In this current model, Snap’s pulling this off with dual Snapdragon processors, four cameras (two of them being infrared computer vision), stereo speakers and a six-microphone array. Finish that off with waveguide displays sporting a 46-degree field of view, and you’ve got a pretty fully-loaded package that will enable all the speed and smarts of your standard VR headset in a pair of glasses.
And the end result is (in my opinion) a game-changer for spatial computing, augmenting the world around you and AI smarts to make sure you’re the smartest person in any room. I’ve done developer demos before, but this is the first time I’ve seen the consumer vision for Snap Specs, and it’s mighty impressive.
Tip-off
First off, with Snap OS 2.0, I dipped into something called Spatial Tips: an app that uses multimodal AI to understand what it sees and give you advice around it.
It’s all good having a voice to give you instructions on how to do an ollie on a skateboard, but it’s an entirely different thing seeing the steps in front of you.
Not only that, but those steps are clearly labelled at each individual part of the board to let you know where to push up from and where your feet should be. Of course, this works with more than just skateboarding, and in every scenario, object recognition comes with the AI smarts to put a clearly pinned label on the item you’re talking about. This is seriously cool.
Translation aplenty
When it comes to the explosion of on-device language translation, there’s a lot of smart stuff happening to make it possible, but the social interaction is a little weird. Either you’re looking at your phone for text to appear, or if you’re on audio-only smart glasses like the Ray-Ban Metas, you’re waiting for the voice to tell you what’s being said.

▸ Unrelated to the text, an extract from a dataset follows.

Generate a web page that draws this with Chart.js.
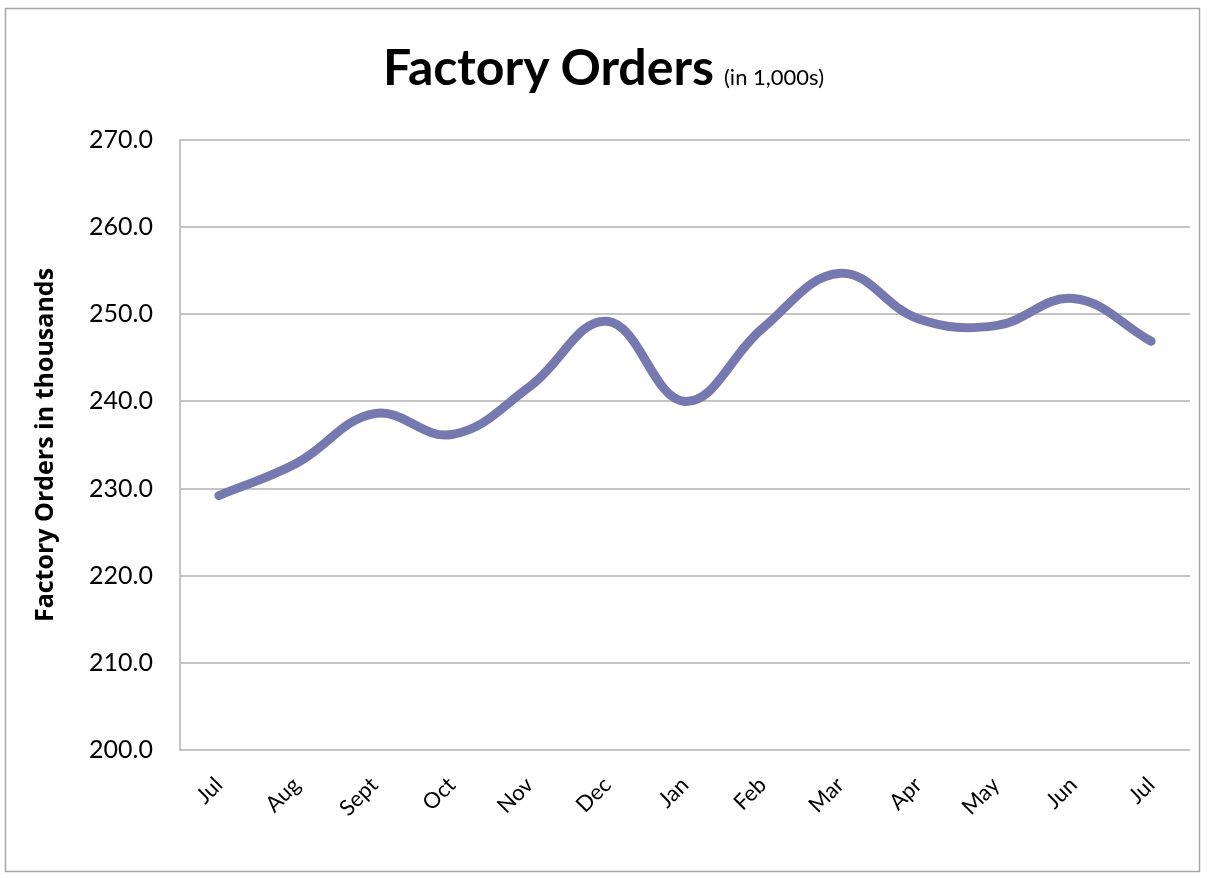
<!DOCTYPE html>
<html>
<head>
<meta charset="utf-8">
<script src="https://cdn.jsdelivr.net/npm/chart.js@4.4.1/dist/chart.umd.min.js"></script>
<style>
  body { margin: 0; background: #fff; }
  #wrap { position: relative; width: 1207px; height: 878px; }
  #title { position: absolute; left: 0; width: 1207px; top: 36px; text-align: center;
           font-family: Lato, "Open Sans", sans-serif; white-space: nowrap; color: #000; }
  #title .main { font-size: 50px; font-weight: bold; }
  #title .sub { font-size: 22px; margin-left: 10px; }
</style>
</head>
<body>
<div id="wrap">
  <canvas id="lineChart" width="1207" height="878"></canvas>
  <div id="title"><span class="main">Factory Orders</span><span class="sub">(in 1,000s)</span></div>
</div>
<script>
// months on the x axis
var months = ["Jul", "Aug", "Sept", "Oct", "Nov", "Dec", "Jan", "Feb", "Mar", "Apr", "May", "Jun", "Jul"];
// factory orders, in thousands
var orders = [229.2, 232.9, 238.6, 236.2, 241.7, 249.2, 240.0, 248.4, 254.7, 249.5, 248.7, 251.8, 246.9];
// y axis range
var yMin = 200, yMax = 270, yStep = 10;

// grey frame round the whole chart
var frame = {
    id: 'frame',
    beforeDraw: function (chart) {
        var ctx = chart.ctx;
        ctx.save();
        ctx.fillStyle = '#fff';
        ctx.fillRect(0, 0, chart.width, chart.height);
        ctx.strokeStyle = '#a6a6a6';
        ctx.lineWidth = 1.5;
        ctx.strokeRect(5.5, 8.5, 1194, 863);
        ctx.restore();
    }
};

var ctxL = document.getElementById("lineChart").getContext('2d');
var myLineChart = new Chart(ctxL, {
    type: 'line',
    data: {
        labels: months,
        datasets: [{
            data: orders,
            borderColor: "#7679b0",
            borderWidth: 9,
            borderCapStyle: 'round',
            tension: 0.4,
            pointRadius: 0,
            fill: false
        }]
    },
    options: {
        responsive: false,
        animation: false,
        devicePixelRatio: 1,
        layout: { padding: { left: 30, right: 17, top: 140, bottom: 0 } },
        plugins: { legend: { display: false }, tooltip: { enabled: false } },
        scales: {
            x: {
                offset: true,
                grid: { display: false },
                border: { display: false },
                ticks: {
                    minRotation: 45, maxRotation: 45, padding: 14,
                    color: '#000',
                    font: { family: 'Lato', size: 22 }
                },
                afterFit: function (scale) { scale.height = 878 - 750; }
            },
            y: {
                min: yMin, max: yMax,
                grid: { color: '#c4c4c4', lineWidth: 2, drawTicks: false },
                border: { display: true, color: '#c4c4c4', width: 2 },
                ticks: {
                    stepSize: yStep, padding: 27, color: '#000',
                    font: { family: 'Lato', size: 25 },
                    callback: function (v) { return v.toFixed(1); }
                },
                title: {
                    display: true,
                    text: 'Factory Orders in thousands',
                    color: '#000',
                    font: { family: 'Open Sans', size: 25, weight: 'bold' },
                    padding: { top: 1, bottom: 0 }
                },
                afterFit: function (scale) { scale.width = 180 - 30; }
            }
        }
    },
    plugins: [frame]
});
</script>
</body>
</html>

Snap Specs brings that power of AI and AR together again with its Translation Lens, not just rapidly translating and providing subtitles for whoever is talking, but it pins them to the person who’s talking, too. That could mean multiple people talking could be highlighted in what they’re saying, so you don’t miss a beat of the conversation.

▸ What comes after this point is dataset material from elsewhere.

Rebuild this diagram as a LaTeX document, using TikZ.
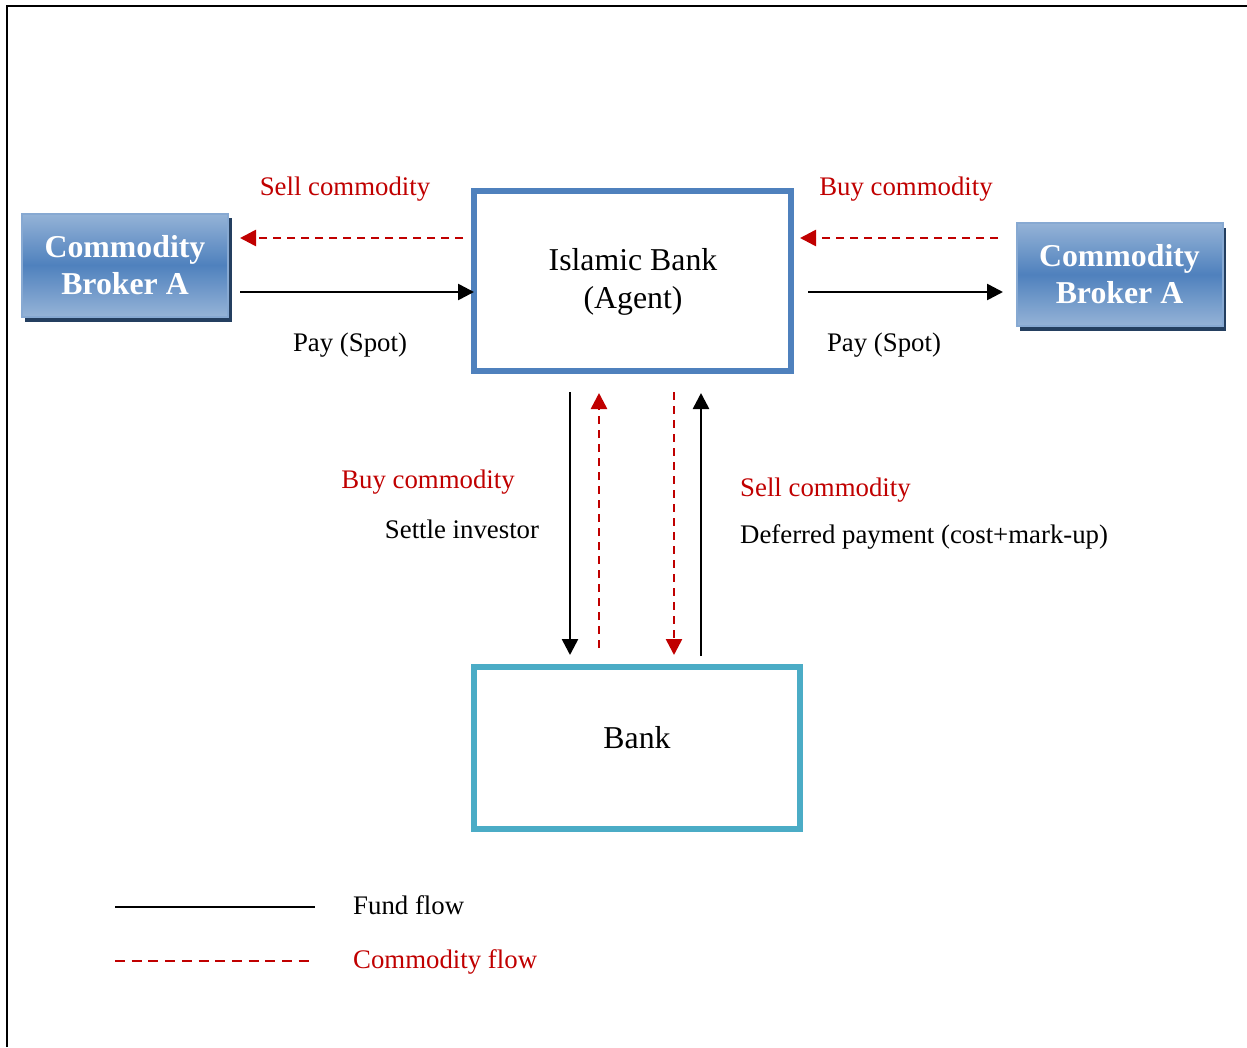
\documentclass[tikz,border=0pt]{standalone}
\usepackage{fontspec}
\setmainfont{Liberation Serif}
\usetikzlibrary{arrows.meta}
\definecolor{bred}{HTML}{C00000}
\definecolor{bblue}{HTML}{4F81BD}
\definecolor{lblue}{HTML}{95B3D7}
\definecolor{cyanb}{HTML}{4BACC6}
\definecolor{shadowb}{HTML}{243F60}
\tikzset{
  fund/.style={line width=2.6pt, -{Triangle[length=16pt,width=16pt]}},
  comm/.style={line width=2.6pt, bred, dash pattern=on 8pt off 6pt, -{Triangle[length=16pt,width=16pt]}},
  lbl/.style={font=\fontsize{26.8}{30}\selectfont, inner sep=0pt},
  rlbl/.style={lbl, text=bred},
  broker/.style={draw=lblue!80!bblue, line width=2pt, top color=lblue, bottom color=lblue, middle color=bblue,
    minimum width=206pt, minimum height=103pt, text=white, align=center,
    font=\fontsize{31.8}{37}\selectfont\bfseries, inner sep=0pt},
  bigbox/.style={draw, line width=5.5pt, fill=white},
  bigtxt/.style={font=\fontsize{31.8}{38}\selectfont, align=center, inner sep=0pt},
}
\begin{document}
\begin{tikzpicture}[x=1pt,y=-1pt]
\useasboundingbox (0,0) rectangle (1247,1047);
% frame
\draw[line width=2.5pt] (7,1047) -- (7,6) -- (1247,6);
% brokers
\fill[shadowb] (25,218) rectangle (232,322);
\node[broker] (bl) at (125,265) {Commodity\\Broker A};
\fill[shadowb] (1020,228) rectangle (1226,331);
\node[broker] (br) at (1119.5,274.5) {Commodity\\Broker A};
% boxes
\node[bigbox, draw=bblue, minimum width=317pt, minimum height=180pt] (ib) at (632.5,281) {};
\node[bigtxt] (ibt) at (633,282) {Islamic Bank\\(Agent)};
\node[bigbox, draw=cyanb, minimum width=326pt, minimum height=162pt] (bk) at (637,748) {};
\node[bigtxt] (bkt) at (637,738) {Bank};
% coordinates
\coordinate (a1) at (463,238); \coordinate (a2) at (240,238);
\coordinate (b1) at (240,292); \coordinate (b2) at (474,292);
\coordinate (c1) at (998,238); \coordinate (c2) at (800,238);
\coordinate (d1) at (808,292); \coordinate (d2) at (1003,292);
\coordinate (v1a) at (570,392); \coordinate (v1b) at (570,655);
\coordinate (v2a) at (599,648); \coordinate (v2b) at (599,393);
\coordinate (v3a) at (674,392); \coordinate (v3b) at (674,655);
\coordinate (v4a) at (701,656); \coordinate (v4b) at (701,393);
\draw[comm] (a1) -- (a2);
\draw[fund] (b1) -- (b2);
\draw[comm] (c1) -- (c2);
\draw[fund] (d1) -- (d2);
\draw[fund] (v1a) -- (v1b);
\draw[comm] (v2a) -- (v2b);
\draw[comm] (v3a) -- (v3b);
\draw[fund] (v4a) -- (v4b);
% labels
\node[rlbl] (l1) at (345,189.5) {Sell commodity};
\node[rlbl] (l2) at (906,189.5) {Buy commodity};
\node[lbl] (l3) at (350,345.5) {Pay (Spot)};
\node[lbl] (l4) at (884,345.5) {Pay (Spot)};
\node[rlbl] (l5) at (428,482.5) {Buy commodity};
\node[lbl] (l6) at (462,529) {Settle investor};
\node[rlbl, anchor=west] (l7) at (740,490.5) {Sell commodity};
\node[lbl, anchor=west] (l8) at (740,536.5) {Deferred payment (cost+mark-up)};
% legend
\coordinate (g1) at (115,907); \coordinate (g2) at (315,907);
\coordinate (h1) at (115,961); \coordinate (h2) at (315,961);
\draw[line width=2.5pt] (g1) -- (g2);
\draw[line width=2.5pt, bred, dash pattern=on 10pt off 6.7pt] (h1) -- (h2);
\node[lbl, anchor=west] (f1) at (353,905) {Fund flow};
\node[rlbl, anchor=west] (f2) at (353,962) {Commodity flow};
\end{tikzpicture}
\end{document}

Oh, and shoutout to the visual intelligence around written language translation. This Lens is rapid to use — just pinch and drag over what you want to translate, the Specs take a picture and you rapidly get everything on that document (be it a menu in Mandarin, like in my situation) in English.
The spatial necessities
Then we get to the three elements that really start to make this more of an enticing all-in-one system for any consumer to pick up next year. First, an updated Spectacles Browser — page loading speeds have been sped up considerably, and you are able to pin your browser anywhere you want.
That means you could pop it above the stove with recipe information if you’re cooking. And as Qi Pan, Snapchat Director of Computer Vision, confirmed to me, multiple tab support is in the works. You could have an additional browser window pinned elsewhere with a YouTube video playing. Perfect for my batch cooking while I’m waiting for my food to finish in the oven.
Next is the Gallery Lens. It’s a small addition, but a necessary one to see what you’ve captured, and Snap has really embraced the spatial element of this by allowing you to turn around and see the entire camera roll surrounding you.
Moving on over to the Snapchat Collection. This is easily the biggest introduction to the Snapchat app in a long time, which has seen huge amounts of watch time of content, putting this directly into the Specs makes the world of sense to flick through vertical video and possibly even create first-person content in the future.
They see me synth riding
Finally, I got to try out Synth Riders — a rhythm game that requires you to duck under barriers and hit orbs on time. Think like Beat Saber, but more about pinching rather than slashing.
And beyond having fun in this game, it opened my eyes to a real massive benefit of Snap Specs. A growing category of apps on the Meta Quest 3 and Quest 3S is focused on fitness. To make keeping fit at home fun, these titles can give you a gamified workout, but no matter how many times I try them, it’s just not comfortable to exercise with a whole VR headset on my face.
That changes significantly when all the computation is in something the size of glasses. The fitness opportunity here is huge, whether it’s giving you collectibles on a long walk or something more fixed in place like Synth Riders.
For the record, I managed to get a high score of over 7,000, but the battery went flat just as my playthrough was ending. Yes, I’m a little too competitive at times, and definitely don’t want that being lost to stretching the stamina too thin!
What about the size of them?
Ultimately, this is the biggest obstacle between the likes of Snap and making true smart glasses a reality. These are going to be incredibly visible on your face, so they have to look sleek, stylish and feel comfortable enough to wear all day long.
While talking to Snap, it’s clear this is a challenge — maintaining the same spec list of hardware to fuel all these experiences in Lenses, and massively condensing the size of everything at the same time.
And in my mind, I’ve no doubt that the biggest challenge is probably trying to maintain battery life. Currently, the developer Spectacles provides up to 45 minutes of use on a single charge, and daily demands will require more than this.
But after speaking to the team, it’s clear they’re up to the challenge and there is a plan to get there.
Outlook
As I left the company office, I had to take a hot minute to just take stock of what I’d witnessed. So far, any demo of Snap’s tech has always been with the asterisk of it being a developer project. It’s cool and all, but it is housed in a giant pair of glasses and is purely a proof of concept of what is truly possible when AR and AI come together.
Now, I’ve seen what this could really mean to any consumer who may buy the upcoming Snap Specs with Snap OS 2.0, and it’s a mighty impressive vision for how we understand the world without us sans smartphone.
We’re still set for a 2026 launch of Snap Specs, and I can’t wait.